Records with drawing code
++++++++++++++++++++

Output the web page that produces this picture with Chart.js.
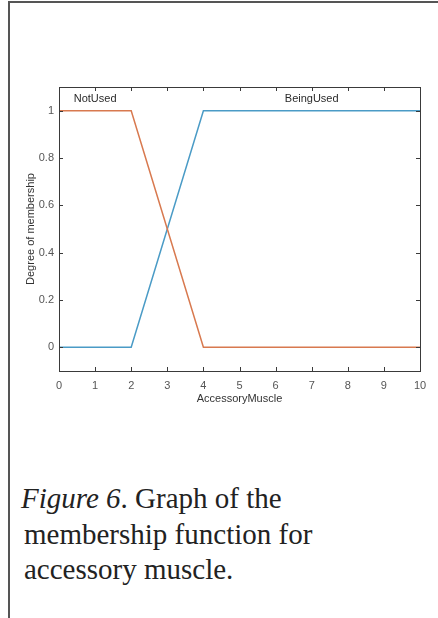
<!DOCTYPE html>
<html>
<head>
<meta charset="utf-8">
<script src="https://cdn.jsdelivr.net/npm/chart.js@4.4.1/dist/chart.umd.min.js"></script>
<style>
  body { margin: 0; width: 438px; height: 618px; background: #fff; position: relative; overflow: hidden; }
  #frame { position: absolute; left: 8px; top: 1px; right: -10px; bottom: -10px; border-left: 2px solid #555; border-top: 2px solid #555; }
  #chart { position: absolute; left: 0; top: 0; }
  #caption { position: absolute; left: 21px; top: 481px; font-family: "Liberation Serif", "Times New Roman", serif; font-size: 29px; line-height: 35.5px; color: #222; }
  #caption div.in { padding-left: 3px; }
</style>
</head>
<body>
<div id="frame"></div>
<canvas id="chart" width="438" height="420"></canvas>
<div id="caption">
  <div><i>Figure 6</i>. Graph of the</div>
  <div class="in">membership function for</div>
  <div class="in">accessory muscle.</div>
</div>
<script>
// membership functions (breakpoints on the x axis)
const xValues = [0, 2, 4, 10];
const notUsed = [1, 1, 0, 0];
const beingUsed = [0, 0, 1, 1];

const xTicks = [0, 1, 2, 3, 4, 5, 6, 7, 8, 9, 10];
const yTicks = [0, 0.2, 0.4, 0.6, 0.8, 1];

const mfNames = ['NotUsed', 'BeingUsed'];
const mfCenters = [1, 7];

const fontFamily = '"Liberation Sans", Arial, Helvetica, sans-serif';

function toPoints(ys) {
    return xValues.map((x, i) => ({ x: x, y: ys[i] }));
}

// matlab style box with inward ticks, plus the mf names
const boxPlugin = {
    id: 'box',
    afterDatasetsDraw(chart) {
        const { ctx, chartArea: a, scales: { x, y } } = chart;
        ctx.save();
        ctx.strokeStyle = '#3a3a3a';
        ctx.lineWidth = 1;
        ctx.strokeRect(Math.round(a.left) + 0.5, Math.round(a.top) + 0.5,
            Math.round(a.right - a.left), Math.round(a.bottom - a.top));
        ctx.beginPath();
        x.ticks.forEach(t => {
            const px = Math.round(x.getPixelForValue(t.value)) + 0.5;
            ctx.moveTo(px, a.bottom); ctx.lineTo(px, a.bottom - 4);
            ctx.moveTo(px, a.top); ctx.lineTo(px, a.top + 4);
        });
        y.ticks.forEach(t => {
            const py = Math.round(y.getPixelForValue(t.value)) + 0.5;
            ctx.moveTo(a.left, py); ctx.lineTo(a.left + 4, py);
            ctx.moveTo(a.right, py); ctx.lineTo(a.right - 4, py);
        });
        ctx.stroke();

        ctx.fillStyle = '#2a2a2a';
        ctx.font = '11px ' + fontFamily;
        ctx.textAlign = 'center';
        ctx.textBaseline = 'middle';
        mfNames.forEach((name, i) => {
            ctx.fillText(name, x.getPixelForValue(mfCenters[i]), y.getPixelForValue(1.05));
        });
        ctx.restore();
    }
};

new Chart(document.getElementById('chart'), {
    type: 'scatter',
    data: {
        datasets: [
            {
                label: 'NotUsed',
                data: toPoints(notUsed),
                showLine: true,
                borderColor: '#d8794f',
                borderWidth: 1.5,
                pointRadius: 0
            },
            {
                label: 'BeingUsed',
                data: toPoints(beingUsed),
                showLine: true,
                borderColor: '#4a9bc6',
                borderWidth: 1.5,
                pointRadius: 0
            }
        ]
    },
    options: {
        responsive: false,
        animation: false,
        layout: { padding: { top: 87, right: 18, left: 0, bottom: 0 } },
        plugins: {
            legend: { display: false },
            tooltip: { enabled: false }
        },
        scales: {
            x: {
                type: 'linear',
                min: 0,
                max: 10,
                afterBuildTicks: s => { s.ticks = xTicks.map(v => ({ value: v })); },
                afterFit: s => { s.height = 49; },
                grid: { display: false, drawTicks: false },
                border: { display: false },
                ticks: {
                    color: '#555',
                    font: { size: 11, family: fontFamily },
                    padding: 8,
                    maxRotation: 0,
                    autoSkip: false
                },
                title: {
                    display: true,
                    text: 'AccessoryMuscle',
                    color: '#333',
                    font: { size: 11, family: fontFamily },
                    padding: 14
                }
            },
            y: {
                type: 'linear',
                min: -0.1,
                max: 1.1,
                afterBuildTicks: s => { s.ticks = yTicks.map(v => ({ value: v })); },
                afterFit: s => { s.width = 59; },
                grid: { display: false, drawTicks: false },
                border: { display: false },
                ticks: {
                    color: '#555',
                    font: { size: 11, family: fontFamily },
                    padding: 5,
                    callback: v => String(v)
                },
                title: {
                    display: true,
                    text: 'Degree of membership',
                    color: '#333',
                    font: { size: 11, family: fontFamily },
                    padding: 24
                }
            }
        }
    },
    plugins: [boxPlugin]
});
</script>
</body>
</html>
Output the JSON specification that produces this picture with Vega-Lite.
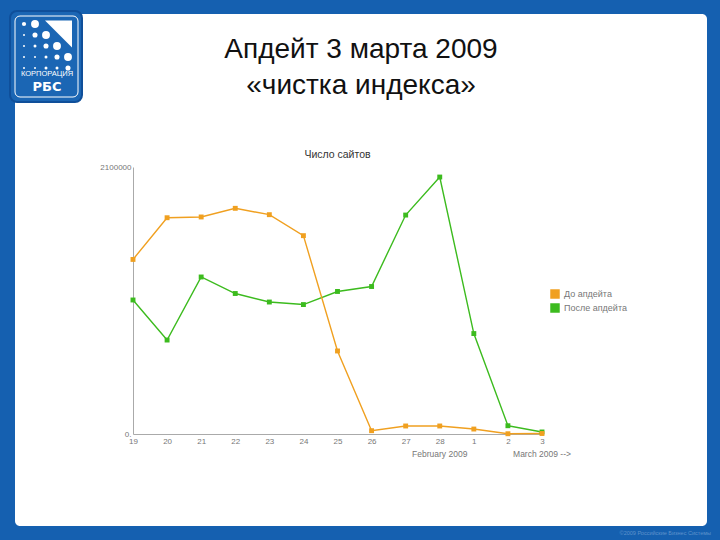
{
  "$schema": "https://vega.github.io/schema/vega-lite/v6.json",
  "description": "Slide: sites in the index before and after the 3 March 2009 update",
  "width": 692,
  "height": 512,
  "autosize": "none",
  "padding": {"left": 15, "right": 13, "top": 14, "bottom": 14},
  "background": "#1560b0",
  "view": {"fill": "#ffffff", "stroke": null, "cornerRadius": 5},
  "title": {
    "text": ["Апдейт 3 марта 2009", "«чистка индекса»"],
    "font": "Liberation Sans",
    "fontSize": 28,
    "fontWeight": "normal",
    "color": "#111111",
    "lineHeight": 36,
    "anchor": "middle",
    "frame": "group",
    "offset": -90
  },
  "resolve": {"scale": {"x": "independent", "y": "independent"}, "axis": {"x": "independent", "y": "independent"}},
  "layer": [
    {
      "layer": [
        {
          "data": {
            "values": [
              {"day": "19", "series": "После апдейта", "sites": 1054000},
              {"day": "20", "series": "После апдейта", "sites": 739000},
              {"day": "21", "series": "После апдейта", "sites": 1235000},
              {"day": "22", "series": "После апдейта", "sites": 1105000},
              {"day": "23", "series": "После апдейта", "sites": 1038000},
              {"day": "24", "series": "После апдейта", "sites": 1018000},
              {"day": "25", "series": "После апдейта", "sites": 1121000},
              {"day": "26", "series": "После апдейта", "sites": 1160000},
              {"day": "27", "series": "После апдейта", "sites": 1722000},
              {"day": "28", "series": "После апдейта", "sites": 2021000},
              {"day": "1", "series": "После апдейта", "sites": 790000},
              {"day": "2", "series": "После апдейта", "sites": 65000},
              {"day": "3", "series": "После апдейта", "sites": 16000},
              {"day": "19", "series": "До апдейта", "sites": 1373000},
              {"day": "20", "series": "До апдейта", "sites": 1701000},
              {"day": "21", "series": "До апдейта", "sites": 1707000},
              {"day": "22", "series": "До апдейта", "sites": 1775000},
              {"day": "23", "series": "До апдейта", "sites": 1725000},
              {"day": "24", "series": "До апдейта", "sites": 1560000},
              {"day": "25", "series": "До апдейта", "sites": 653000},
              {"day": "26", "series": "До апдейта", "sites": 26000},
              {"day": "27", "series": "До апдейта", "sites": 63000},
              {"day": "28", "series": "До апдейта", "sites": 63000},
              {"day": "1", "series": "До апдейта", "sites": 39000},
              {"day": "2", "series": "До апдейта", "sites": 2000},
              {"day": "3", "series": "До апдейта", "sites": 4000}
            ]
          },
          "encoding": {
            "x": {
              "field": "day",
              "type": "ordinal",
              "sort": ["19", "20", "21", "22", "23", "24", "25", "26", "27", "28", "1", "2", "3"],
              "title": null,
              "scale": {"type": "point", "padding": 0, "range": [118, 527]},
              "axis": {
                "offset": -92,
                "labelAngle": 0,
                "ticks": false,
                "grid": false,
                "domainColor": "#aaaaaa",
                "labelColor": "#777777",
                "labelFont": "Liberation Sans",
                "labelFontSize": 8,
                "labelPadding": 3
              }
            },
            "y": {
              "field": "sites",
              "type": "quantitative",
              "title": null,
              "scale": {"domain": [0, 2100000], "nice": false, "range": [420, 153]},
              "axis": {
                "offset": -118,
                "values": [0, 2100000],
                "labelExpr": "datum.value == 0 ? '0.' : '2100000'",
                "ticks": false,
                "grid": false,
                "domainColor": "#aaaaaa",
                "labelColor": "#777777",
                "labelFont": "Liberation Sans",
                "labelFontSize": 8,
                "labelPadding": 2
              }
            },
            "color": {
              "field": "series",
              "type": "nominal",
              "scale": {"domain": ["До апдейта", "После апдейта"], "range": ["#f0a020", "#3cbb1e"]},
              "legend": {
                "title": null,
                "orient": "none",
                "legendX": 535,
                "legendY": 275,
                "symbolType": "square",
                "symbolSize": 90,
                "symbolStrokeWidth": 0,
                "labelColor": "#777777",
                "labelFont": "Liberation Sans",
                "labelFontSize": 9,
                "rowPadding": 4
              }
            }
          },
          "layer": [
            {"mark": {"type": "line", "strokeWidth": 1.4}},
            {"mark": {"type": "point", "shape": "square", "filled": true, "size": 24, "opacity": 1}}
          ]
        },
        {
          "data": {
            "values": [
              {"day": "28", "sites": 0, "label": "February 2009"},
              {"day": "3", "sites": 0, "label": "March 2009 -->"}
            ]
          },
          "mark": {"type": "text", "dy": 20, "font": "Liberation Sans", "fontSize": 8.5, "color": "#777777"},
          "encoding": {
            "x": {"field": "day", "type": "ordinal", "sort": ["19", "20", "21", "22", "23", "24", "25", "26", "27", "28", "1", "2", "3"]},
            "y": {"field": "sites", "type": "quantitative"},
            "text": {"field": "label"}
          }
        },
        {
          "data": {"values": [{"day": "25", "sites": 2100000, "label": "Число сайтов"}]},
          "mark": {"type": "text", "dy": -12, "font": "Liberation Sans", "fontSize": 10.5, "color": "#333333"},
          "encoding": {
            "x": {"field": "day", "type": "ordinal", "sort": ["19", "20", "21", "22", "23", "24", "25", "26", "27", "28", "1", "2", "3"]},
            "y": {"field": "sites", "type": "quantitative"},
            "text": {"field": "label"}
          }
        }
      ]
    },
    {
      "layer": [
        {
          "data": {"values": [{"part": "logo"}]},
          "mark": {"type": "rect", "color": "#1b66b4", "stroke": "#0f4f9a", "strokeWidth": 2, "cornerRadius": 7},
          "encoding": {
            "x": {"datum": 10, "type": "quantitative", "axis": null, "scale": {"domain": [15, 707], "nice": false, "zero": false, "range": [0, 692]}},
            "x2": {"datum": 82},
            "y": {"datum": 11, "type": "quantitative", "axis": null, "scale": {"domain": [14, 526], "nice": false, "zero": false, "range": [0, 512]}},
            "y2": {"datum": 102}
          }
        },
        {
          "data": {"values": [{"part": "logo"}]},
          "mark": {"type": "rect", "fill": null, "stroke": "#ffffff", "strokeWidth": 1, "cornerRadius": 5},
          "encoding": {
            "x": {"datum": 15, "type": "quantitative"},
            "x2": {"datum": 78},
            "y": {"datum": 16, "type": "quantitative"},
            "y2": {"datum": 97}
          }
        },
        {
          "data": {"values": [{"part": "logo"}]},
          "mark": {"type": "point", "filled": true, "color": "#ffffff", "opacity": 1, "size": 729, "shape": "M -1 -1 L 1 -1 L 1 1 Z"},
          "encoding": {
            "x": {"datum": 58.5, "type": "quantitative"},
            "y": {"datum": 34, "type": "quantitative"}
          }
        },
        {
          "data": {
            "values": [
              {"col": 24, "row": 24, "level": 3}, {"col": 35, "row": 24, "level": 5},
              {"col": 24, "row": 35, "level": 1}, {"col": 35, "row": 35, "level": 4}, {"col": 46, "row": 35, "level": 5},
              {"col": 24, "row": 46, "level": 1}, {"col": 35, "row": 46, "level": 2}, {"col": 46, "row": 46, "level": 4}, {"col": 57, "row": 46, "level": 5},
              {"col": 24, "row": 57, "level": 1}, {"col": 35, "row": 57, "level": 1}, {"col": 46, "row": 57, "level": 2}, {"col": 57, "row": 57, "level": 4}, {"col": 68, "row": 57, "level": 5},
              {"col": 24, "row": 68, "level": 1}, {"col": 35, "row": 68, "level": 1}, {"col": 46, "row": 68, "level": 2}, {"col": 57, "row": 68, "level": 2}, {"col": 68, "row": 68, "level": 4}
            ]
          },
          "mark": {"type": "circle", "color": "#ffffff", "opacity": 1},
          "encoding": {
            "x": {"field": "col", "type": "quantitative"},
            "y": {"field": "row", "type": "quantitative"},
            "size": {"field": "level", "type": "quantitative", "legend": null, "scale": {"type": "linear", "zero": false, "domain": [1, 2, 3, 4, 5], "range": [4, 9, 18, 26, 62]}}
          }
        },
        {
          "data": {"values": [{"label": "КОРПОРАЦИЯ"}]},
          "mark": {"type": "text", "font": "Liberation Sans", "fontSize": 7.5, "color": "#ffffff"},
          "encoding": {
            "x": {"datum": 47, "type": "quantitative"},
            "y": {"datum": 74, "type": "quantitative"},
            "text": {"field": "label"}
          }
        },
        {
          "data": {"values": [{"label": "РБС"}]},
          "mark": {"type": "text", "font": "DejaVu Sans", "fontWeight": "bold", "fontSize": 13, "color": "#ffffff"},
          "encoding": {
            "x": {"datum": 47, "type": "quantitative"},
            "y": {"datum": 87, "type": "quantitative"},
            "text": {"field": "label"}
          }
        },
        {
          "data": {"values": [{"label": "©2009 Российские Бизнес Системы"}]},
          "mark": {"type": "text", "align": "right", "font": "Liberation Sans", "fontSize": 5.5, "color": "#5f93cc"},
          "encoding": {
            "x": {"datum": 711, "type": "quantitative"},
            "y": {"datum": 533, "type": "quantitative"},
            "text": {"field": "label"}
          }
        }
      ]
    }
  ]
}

++++++++++++++++++++

Pull out every line holding "that" from the records above, and copy it.

- Reply:
Output the web page that produces this picture with Chart.js.
Output the JSON specification that produces this picture with Vega-Lite.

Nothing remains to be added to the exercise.